**SET EXERCISE**: Copy each line containing the word "script" from the records that follow, please.

**INFORMATION SUPPLIED**:
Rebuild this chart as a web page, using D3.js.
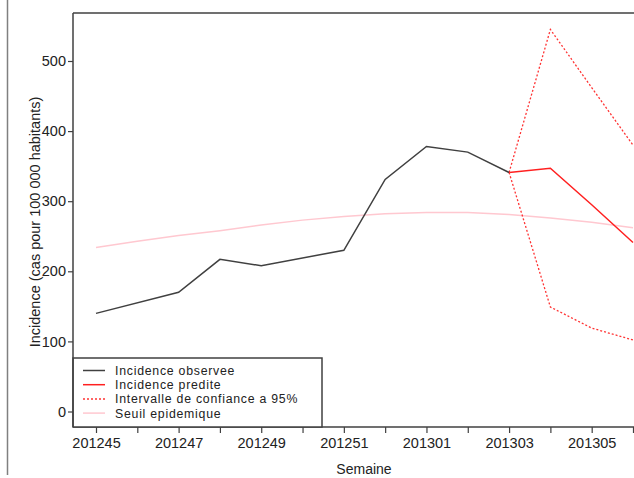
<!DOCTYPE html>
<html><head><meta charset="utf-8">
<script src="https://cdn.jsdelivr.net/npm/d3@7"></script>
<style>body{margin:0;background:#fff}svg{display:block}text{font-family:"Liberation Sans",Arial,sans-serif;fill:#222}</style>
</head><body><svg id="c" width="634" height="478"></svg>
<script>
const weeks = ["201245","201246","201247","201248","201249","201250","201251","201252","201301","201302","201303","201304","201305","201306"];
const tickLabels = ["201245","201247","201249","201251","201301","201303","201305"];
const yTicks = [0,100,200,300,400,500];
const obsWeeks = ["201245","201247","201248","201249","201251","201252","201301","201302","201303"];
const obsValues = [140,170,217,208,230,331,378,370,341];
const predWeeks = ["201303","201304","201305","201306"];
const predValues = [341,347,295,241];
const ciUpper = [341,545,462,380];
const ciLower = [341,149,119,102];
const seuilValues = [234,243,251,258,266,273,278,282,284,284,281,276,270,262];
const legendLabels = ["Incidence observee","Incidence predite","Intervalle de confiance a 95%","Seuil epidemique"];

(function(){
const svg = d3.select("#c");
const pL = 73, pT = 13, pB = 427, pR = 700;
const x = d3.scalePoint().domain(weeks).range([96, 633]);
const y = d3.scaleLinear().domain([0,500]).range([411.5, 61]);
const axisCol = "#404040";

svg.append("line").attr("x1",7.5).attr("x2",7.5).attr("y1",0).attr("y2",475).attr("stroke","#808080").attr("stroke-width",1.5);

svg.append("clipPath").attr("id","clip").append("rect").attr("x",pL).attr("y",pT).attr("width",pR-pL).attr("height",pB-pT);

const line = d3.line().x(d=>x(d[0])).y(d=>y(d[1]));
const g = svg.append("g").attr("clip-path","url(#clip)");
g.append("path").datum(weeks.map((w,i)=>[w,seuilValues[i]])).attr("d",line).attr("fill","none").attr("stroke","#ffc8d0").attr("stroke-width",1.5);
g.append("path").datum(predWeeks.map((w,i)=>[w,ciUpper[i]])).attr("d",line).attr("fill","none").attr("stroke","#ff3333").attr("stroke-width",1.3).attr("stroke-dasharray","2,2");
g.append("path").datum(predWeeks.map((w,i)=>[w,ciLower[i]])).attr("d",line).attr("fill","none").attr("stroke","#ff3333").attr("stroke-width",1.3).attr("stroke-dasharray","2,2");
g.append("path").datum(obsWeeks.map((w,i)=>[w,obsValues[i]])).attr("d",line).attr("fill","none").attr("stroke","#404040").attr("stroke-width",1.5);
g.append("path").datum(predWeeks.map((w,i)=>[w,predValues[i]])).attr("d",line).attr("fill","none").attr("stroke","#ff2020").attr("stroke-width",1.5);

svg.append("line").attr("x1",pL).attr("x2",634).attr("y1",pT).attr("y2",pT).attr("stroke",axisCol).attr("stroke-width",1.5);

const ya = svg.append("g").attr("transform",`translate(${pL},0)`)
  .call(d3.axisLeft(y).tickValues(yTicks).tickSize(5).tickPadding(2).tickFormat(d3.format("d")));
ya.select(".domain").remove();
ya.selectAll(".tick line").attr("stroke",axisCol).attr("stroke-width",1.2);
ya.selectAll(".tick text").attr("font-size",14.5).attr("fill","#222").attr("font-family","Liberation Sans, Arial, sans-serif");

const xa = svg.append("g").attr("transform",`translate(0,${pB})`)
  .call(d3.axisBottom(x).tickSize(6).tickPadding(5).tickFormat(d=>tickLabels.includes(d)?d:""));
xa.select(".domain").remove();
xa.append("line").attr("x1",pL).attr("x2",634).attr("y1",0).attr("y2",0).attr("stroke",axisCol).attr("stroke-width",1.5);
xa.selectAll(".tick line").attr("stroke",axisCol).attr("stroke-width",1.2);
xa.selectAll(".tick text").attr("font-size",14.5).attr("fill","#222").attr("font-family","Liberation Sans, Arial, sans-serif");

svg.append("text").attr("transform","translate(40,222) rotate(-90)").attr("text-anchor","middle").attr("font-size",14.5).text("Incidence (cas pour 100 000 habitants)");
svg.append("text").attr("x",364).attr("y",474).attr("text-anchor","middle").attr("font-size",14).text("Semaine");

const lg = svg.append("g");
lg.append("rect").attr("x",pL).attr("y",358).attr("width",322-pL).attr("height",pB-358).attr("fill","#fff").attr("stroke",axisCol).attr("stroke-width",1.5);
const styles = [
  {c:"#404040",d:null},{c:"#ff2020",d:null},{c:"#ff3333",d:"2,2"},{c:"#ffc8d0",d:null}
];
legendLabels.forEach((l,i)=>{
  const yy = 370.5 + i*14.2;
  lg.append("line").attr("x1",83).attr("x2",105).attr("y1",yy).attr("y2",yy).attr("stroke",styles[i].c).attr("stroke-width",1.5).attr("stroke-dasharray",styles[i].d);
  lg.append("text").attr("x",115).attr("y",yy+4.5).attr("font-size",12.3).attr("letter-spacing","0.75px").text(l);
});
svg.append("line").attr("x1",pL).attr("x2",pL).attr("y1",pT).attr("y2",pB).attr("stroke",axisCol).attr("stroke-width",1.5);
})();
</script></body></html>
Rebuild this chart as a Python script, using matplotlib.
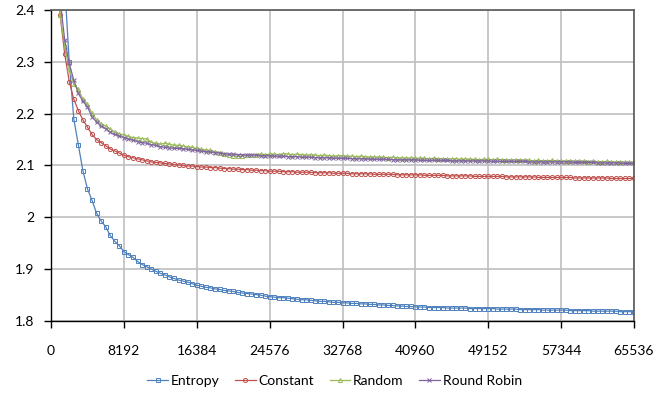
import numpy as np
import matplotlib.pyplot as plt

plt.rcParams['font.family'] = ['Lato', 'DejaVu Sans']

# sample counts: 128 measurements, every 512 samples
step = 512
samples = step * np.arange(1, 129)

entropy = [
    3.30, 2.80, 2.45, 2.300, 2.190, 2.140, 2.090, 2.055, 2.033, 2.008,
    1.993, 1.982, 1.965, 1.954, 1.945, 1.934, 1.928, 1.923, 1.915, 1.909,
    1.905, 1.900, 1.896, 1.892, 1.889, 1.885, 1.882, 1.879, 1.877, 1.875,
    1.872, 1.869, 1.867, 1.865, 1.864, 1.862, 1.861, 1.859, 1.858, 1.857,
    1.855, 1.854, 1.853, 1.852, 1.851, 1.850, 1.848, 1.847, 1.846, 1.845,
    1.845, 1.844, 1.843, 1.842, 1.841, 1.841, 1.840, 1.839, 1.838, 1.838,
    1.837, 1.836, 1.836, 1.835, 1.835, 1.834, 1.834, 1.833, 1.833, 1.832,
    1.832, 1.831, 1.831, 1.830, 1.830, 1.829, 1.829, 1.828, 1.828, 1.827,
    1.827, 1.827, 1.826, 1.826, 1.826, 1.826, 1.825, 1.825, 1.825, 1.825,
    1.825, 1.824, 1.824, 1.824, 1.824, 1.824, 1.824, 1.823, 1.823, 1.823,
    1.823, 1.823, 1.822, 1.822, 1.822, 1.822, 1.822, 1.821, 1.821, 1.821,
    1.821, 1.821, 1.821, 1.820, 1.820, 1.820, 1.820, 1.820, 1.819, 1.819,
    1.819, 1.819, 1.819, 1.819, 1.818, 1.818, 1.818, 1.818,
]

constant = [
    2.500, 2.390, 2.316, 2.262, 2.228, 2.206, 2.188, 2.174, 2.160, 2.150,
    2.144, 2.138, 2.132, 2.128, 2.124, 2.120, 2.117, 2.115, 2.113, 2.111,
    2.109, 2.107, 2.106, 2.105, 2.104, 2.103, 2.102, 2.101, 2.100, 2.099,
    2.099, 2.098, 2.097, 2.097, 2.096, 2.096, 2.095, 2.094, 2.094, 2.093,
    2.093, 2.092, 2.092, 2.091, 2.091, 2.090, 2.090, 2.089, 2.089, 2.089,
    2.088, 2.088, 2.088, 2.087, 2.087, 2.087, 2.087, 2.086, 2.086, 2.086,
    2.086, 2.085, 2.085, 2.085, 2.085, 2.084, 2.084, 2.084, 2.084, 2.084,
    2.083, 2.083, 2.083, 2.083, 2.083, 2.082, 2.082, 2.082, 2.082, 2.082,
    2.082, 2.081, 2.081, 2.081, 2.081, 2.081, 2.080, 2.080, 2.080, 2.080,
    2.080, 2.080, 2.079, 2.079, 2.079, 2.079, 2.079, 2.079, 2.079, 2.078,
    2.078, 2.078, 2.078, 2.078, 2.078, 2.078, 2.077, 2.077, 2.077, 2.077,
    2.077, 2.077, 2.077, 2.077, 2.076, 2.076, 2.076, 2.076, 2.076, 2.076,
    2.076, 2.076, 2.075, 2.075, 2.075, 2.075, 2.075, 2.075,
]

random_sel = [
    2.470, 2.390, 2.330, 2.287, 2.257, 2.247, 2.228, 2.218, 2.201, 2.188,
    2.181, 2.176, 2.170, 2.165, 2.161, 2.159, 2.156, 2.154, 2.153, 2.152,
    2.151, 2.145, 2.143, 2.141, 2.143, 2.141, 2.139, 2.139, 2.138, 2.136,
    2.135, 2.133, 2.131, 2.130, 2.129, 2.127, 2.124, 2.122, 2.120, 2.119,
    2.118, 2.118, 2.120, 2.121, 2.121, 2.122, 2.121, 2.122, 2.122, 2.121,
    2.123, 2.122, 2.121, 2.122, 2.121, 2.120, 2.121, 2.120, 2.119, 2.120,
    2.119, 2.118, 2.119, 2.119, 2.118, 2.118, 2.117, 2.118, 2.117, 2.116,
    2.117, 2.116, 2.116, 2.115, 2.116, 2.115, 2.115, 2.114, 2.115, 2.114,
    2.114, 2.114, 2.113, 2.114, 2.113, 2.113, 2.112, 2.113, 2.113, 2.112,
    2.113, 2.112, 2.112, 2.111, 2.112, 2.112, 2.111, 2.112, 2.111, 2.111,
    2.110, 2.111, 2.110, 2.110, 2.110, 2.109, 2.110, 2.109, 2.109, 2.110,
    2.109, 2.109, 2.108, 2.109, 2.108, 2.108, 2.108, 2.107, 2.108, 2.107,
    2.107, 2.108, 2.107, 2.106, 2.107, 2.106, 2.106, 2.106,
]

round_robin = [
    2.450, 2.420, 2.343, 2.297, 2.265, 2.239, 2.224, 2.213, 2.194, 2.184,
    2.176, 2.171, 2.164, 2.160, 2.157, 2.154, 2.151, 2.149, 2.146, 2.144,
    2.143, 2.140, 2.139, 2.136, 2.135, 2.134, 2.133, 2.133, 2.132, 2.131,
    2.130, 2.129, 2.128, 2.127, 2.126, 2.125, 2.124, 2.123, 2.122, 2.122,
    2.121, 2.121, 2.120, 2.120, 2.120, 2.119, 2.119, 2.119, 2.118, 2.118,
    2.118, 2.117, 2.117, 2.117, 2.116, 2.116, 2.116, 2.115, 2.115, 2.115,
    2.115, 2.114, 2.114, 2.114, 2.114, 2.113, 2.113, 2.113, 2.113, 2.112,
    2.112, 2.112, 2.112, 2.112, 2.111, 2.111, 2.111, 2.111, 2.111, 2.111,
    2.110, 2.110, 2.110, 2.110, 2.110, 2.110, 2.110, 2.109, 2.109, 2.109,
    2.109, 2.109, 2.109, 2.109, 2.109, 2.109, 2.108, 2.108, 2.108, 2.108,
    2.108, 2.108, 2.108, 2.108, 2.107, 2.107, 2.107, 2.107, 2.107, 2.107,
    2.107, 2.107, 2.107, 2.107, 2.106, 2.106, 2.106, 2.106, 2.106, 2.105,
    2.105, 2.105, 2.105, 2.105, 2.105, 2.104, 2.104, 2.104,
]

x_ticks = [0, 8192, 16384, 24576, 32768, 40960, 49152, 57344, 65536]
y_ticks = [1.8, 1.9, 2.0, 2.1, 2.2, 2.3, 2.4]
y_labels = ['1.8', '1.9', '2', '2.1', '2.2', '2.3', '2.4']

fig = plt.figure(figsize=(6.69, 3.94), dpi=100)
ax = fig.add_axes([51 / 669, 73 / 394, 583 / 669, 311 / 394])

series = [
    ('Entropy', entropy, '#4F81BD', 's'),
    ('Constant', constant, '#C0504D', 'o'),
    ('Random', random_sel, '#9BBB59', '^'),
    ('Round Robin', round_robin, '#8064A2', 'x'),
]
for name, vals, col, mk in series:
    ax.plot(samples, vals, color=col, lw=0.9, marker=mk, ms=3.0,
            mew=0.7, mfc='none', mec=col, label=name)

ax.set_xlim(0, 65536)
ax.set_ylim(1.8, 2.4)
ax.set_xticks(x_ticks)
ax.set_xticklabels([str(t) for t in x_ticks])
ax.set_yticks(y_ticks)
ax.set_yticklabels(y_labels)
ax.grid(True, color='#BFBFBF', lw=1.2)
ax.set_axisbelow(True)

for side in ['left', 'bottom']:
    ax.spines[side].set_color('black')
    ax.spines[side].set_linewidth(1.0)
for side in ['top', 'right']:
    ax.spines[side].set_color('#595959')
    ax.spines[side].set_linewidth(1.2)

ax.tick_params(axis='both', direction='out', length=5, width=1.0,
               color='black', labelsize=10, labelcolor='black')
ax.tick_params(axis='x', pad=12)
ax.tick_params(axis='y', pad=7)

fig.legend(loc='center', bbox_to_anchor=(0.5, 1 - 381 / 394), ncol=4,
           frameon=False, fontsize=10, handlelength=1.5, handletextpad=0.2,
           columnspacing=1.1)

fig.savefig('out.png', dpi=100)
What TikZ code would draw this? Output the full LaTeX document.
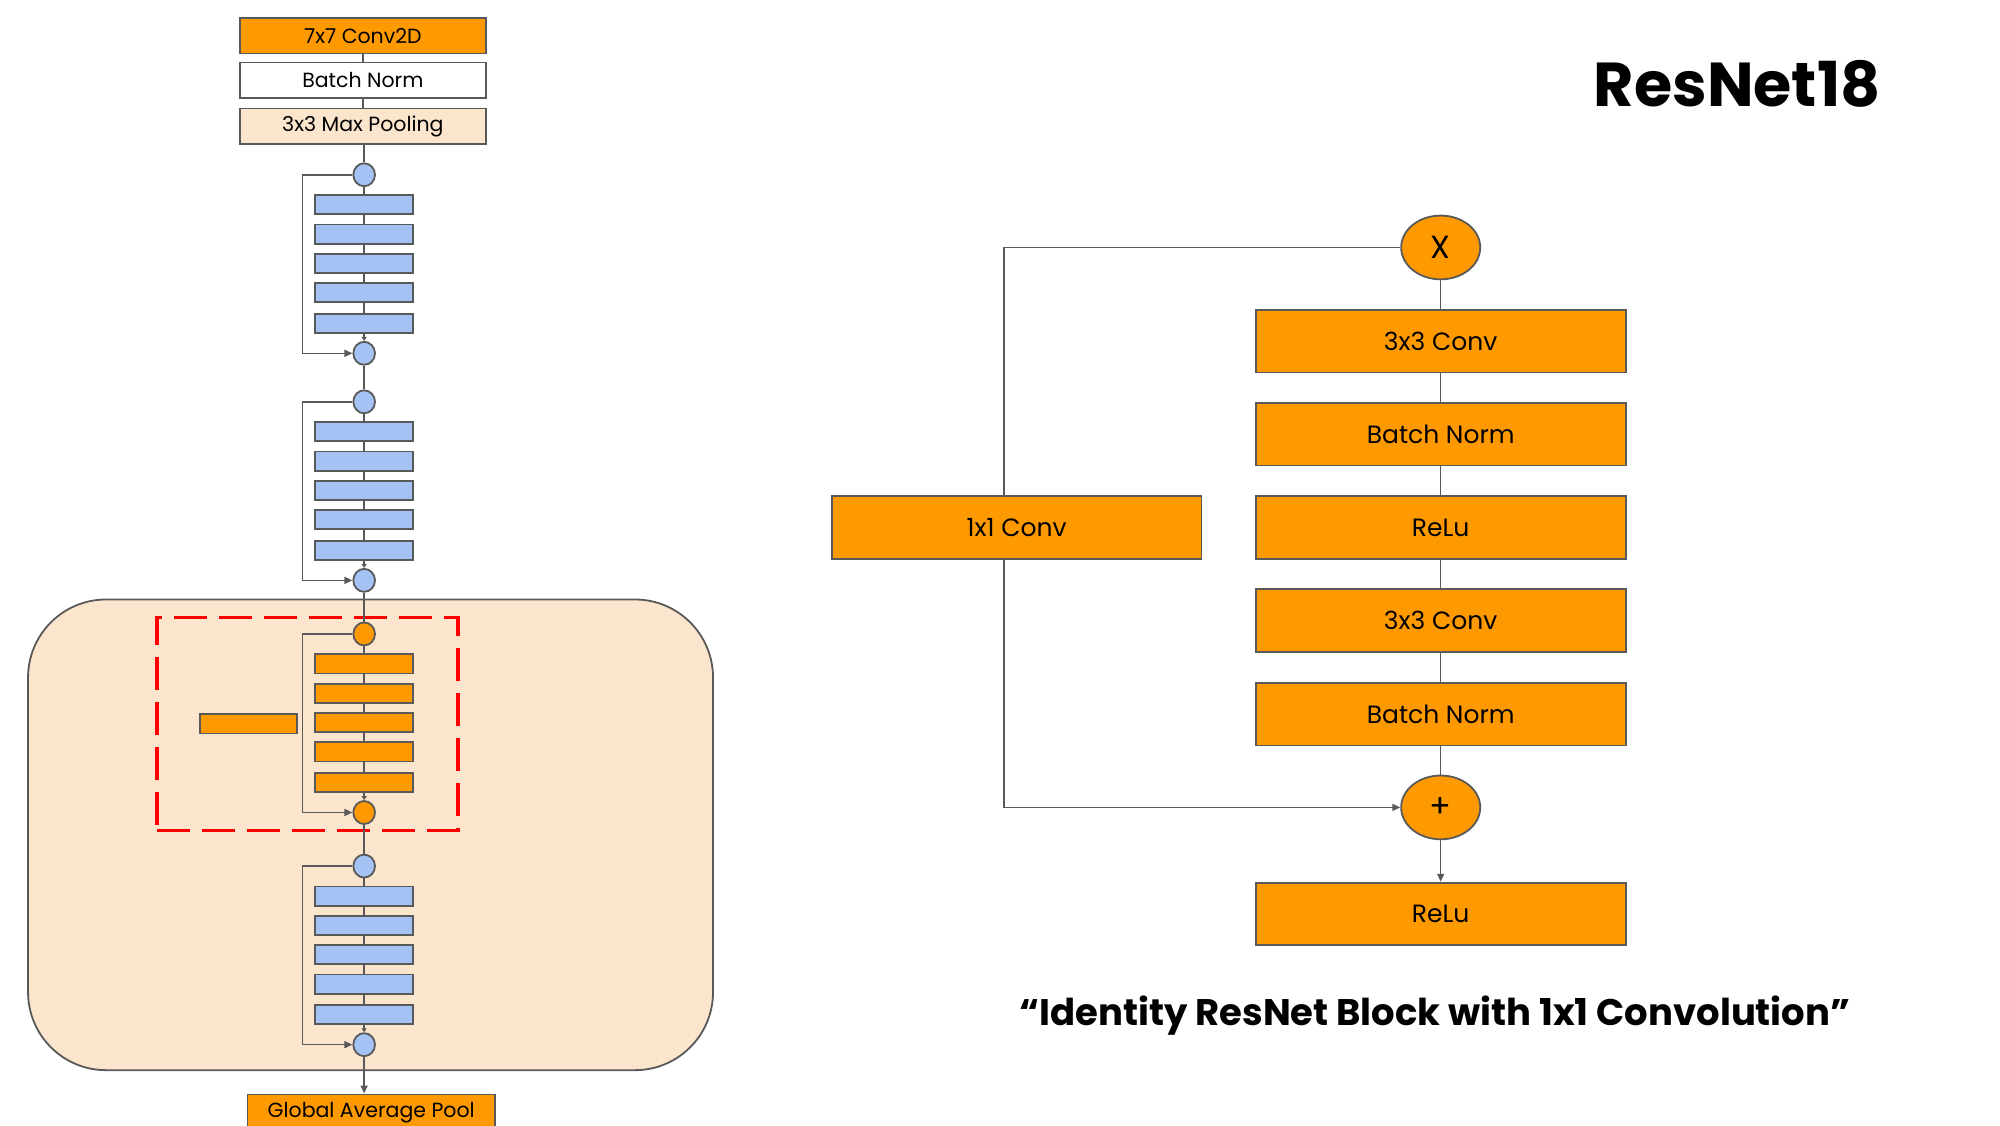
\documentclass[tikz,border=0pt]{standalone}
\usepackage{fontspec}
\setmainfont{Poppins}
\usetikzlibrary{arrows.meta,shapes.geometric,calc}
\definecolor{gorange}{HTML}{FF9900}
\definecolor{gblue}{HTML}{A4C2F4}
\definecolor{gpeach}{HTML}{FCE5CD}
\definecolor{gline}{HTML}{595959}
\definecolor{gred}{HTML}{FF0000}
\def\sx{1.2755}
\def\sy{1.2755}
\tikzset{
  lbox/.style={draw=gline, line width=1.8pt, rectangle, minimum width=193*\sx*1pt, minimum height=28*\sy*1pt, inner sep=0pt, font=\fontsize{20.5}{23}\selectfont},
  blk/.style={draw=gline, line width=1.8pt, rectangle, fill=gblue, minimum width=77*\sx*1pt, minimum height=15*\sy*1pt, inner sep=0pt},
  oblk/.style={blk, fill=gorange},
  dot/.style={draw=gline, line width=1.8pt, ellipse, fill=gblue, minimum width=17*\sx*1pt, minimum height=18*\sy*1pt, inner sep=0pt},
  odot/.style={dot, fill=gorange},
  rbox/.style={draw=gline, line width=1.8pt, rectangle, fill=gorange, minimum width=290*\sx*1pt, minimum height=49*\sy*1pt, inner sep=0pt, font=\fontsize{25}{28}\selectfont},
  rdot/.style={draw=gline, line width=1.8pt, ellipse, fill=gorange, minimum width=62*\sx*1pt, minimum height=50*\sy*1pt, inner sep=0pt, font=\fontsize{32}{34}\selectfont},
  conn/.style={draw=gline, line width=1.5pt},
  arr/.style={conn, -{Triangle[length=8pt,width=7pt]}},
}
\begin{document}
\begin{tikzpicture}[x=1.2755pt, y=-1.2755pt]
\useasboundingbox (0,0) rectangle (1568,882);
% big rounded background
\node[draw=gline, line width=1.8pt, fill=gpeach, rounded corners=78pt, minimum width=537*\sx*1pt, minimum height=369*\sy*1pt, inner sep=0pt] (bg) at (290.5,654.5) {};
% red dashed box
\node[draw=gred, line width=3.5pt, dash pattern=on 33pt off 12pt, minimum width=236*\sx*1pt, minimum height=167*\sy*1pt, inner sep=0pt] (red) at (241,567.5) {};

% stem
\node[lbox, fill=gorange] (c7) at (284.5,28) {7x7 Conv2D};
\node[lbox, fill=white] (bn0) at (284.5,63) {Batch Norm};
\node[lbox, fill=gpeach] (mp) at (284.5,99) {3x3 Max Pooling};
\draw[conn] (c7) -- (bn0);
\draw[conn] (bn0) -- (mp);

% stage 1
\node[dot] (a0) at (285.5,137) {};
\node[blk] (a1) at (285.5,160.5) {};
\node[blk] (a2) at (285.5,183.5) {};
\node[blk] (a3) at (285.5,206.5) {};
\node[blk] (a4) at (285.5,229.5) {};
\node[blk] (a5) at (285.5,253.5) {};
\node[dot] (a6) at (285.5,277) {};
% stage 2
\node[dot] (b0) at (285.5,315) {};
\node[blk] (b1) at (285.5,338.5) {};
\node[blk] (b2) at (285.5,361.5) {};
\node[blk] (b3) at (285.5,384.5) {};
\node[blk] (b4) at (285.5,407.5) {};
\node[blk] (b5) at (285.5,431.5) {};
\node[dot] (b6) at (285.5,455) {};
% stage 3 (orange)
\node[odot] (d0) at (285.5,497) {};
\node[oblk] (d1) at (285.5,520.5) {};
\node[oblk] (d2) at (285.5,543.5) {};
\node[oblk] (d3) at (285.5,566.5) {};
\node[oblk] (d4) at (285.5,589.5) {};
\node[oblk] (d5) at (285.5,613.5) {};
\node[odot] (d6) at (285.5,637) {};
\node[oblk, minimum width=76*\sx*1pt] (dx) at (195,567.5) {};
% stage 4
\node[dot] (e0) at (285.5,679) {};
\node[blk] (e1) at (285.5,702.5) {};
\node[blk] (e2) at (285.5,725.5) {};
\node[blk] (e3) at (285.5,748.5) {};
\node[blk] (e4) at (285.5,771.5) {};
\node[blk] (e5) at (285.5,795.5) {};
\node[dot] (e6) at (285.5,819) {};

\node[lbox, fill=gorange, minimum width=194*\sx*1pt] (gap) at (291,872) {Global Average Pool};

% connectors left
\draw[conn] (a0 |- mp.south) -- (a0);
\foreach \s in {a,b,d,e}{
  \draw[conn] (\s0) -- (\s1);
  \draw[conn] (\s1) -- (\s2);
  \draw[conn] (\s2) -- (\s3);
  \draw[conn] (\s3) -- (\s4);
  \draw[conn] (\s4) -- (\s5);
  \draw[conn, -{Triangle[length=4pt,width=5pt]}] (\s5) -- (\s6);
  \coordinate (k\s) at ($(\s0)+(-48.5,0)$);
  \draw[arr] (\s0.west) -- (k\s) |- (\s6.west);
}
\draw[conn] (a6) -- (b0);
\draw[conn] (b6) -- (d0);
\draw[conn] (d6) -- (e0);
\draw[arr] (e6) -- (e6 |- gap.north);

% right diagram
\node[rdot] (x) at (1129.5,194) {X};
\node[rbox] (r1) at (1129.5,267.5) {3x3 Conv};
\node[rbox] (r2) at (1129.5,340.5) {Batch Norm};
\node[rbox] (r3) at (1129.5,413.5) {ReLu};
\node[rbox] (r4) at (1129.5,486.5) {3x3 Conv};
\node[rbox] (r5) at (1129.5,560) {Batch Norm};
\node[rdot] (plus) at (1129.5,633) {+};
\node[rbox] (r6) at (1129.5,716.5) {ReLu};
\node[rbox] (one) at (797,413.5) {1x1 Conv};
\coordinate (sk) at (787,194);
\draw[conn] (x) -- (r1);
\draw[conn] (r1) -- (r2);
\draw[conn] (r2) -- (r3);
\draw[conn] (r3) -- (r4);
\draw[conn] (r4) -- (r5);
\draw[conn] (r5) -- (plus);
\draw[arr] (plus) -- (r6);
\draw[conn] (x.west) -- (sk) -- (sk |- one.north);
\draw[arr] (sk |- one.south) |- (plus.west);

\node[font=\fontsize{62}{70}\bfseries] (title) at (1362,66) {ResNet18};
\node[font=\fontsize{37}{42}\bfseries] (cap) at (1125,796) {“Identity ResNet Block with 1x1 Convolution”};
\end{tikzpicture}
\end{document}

**SOLUTION FOR THIS TASK**:
<script src="https://cdn.jsdelivr.net/npm/d3@7"></script>
<script>
</script></body></html>
Rebuild this chart as a Python script, using matplotlib.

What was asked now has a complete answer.